The Workers Party had great hopes for a significant break-through in these elections. They had hoped to ‘wipe Labour from Rochdale’, but ended up with two councillors (though both had significant majorities). Their return of four councillors falls significantly below their expectations.

There were some spectacular results for independent candidates, especially ‘left independents ‘.  In Blackburn, a group of councillors who left Labour over Gaza stood and were all re-elected. On Friday, they put out a poster of the map of Blackburn with a Palestine flag in each constituency that they had won, and declared their area ‘the free Palestinian enclave in Blackburn’! In Rochdale, Oldham, and other towns and cities across significant parts of the North West and Midlands, alternative voices gained good votes and some seats.

There is clearly a huge disconnect between voters and the main political parties, who are all promising nothing but the same old, same old.

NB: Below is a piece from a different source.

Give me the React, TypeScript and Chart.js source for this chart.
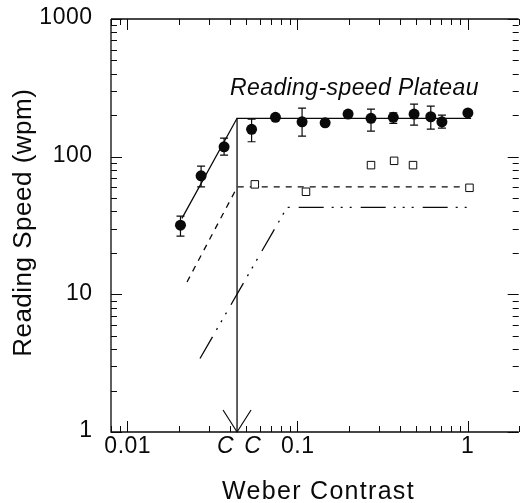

A poll in the Guardian last week made the point that Labour is leading in the polls, but all the evidence is that they do so simply because they aren’t the Tories! There is no evidence of voter enthusiasm for Starmer’s Labour and, on key voter issues (from Gaza to the NHS), Labour’s position is well to the right of popular opinion. It would seem that, where there were candidates, rooted in communities, able to express their horror at the events taking place in Gaza and combine it with a programme of addressing people’s needs, significant groups of voters came over to them.

As we approach the general election, Thursday’s voting suggests that the main parties are all failing to enthuse voters with a programme for change; Labour are winning because, well, they aren’t the Tories. And good, rooted local candidates that are actively opposed to the genocide in Gaza and are clear about the need to fight against the decades of austerity, growing inequality and destruction of our services, can gain a hearing and garner good votes. There is a lot to fight for.